Reviewed-by: Sean Hefty <sean.hefty-ral2JQCrhuEAvxtiuMwx3w@public.gmane.org>
---
 drivers/infiniband/core/sa_query.c |  533 +++++++++++++++++++++++++++++++++++-
 1 files changed, 532 insertions(+), 1 deletions(-)

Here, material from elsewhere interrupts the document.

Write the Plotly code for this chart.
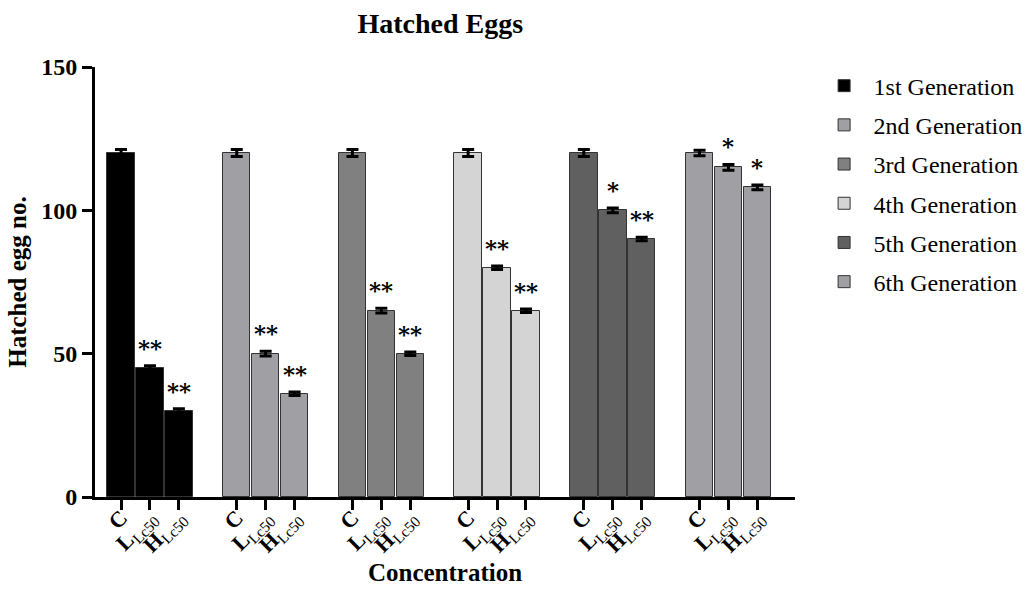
import plotly.graph_objects as go

generations = ["1st Generation", "2nd Generation", "3rd Generation",
               "4th Generation", "5th Generation", "6th Generation"]
concentrations = ["C", "L", "H"]
tick_labels = ["<b>C</b>", "<b>L</b><sub>Lc50</sub>", "<b>H</b><sub>Lc50</sub>"]
y_ticks = [0, 50, 100, 150]
values = [
    [120, 45, 30],
    [120, 50, 36],
    [120, 65, 50],
    [120, 80, 65],
    [120, 100, 90],
    [120, 115, 108],
]
errors = [
    [1.2, 0.8, 0.8],
    [1.2, 0.8, 0.6],
    [1.2, 0.8, 0.6],
    [1.2, 0.6, 0.6],
    [1.2, 0.8, 0.6],
    [1.0, 1.0, 0.8],
]
stars = [
    ["", "**", "**"],
    ["", "**", "**"],
    ["", "**", "**"],
    ["", "**", "**"],
    ["", "*", "**"],
    ["", "*", "*"],
]
colors = ["#000000", "#a0a0a4", "#808080", "#d4d4d4", "#606060", "#a0a0a4"]

FONT = "Liberation Serif"
fig = go.Figure()
tickvals, ticktext = [], []
for g, gen in enumerate(generations):
    xs = [4 * g + i for i in range(3)]
    tickvals += xs
    ticktext += tick_labels
    fig.add_trace(go.Bar(
        x=xs, y=values[g], name=gen, width=0.95,
        marker=dict(color=colors[g], line=dict(color="#333333", width=1)),
        error_y=dict(type="data", array=errors[g], visible=True,
                     color="#000000", thickness=3, width=6),
        legendgroup=gen,
    ))
    for i in range(3):
        if stars[g][i]:
            fig.add_annotation(
                x=xs[i], y=values[g][i] + errors[g][i], text="<b>" + stars[g][i] + "</b>",
                showarrow=False, yanchor="bottom", yshift=3,
                font=dict(family="DejaVu Serif", size=23, color="#000000"),
            )

fig.update_layout(
    width=1031, height=608,
    margin=dict(l=95, r=236, t=67, b=111, autoexpand=False),
    plot_bgcolor="white", paper_bgcolor="white",
    font=dict(family=FONT, color="black"),
    title=dict(text="<b>Hatched Eggs</b>", x=0.427, xanchor="center",
               y=0.962, yanchor="middle", font=dict(family=FONT, size=28)),
    showlegend=True,
    legend=dict(x=1.028, y=1.008, xanchor="left", yanchor="top",
                font=dict(family=FONT, size=24), tracegroupgap=5,
                itemwidth=49),
    bargap=0,
)
fig.update_xaxes(
    range=[-0.9, 23.3], tickvals=tickvals, ticktext=ticktext, tickangle=-45,
    showline=True, linecolor="black", linewidth=3, showgrid=False, zeroline=False,
    ticks="outside", ticklen=10, tickwidth=3, tickcolor="black",
    tickfont=dict(family=FONT, size=22, color="black"), automargin=False,
    ticklabelstandoff=-14,
    title=dict(text="<b>Concentration</b>", font=dict(family=FONT, size=25), standoff=0),
)
fig.update_yaxes(
    range=[0, 150], tickvals=y_ticks, ticktext=["<b>%d</b>" % v for v in y_ticks],
    showline=True, linecolor="black", linewidth=3, showgrid=False, zeroline=False,
    ticks="outside", ticklen=10, tickwidth=3, tickcolor="black",
    tickfont=dict(family=FONT, size=24, color="black"), automargin=False,
    title=dict(text="<b>Hatched egg no.</b>", font=dict(family=FONT, size=25), standoff=8),
)
fig.write_html("out.html")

diff --git a/drivers/infiniband/core/sa_query.c b/drivers/infiniband/core/sa_query.c
index 17e1cf7..17390cf 100644
--- a/drivers/infiniband/core/sa_query.c
+++ b/drivers/infiniband/core/sa_query.c
@@ -45,12 +45,21 @@
 #include <uapi/linux/if_ether.h>
 #include <rdma/ib_pack.h>
 #include <rdma/ib_cache.h>
+#include <rdma/rdma_netlink.h>
+#include <net/netlink.h>
+#include <uapi/rdma/ib_user_sa.h>
+#include <rdma/ib_marshall.h>
 #include "sa.h"
 
 MODULE_AUTHOR("Roland Dreier");
 MODULE_DESCRIPTION("InfiniBand subnet administration query support");
 MODULE_LICENSE("Dual BSD/GPL");
 
+#define IB_SA_LOCAL_SVC_TIMEOUT_MIN		100
+#define IB_SA_LOCAL_SVC_TIMEOUT_DEFAULT		2000
+#define IB_SA_LOCAL_SVC_TIMEOUT_MAX		200000
+static int sa_local_svc_timeout_ms = IB_SA_LOCAL_SVC_TIMEOUT_DEFAULT;
+
 struct ib_sa_sm_ah {
 	struct ib_ah        *ah;
 	struct kref          ref;
@@ -80,8 +89,24 @@ struct ib_sa_query {
 	struct ib_mad_send_buf *mad_buf;
 	struct ib_sa_sm_ah     *sm_ah;
 	int			id;
+	u32			flags;
 };
 
+#define IB_SA_ENABLE_LOCAL_SERVICE	0x00000001
+#define IB_SA_CANCEL			0x00000002
+
+#define IB_SA_LOCAL_SVC_ENABLED(query) \
+	((query)->flags & IB_SA_ENABLE_LOCAL_SERVICE)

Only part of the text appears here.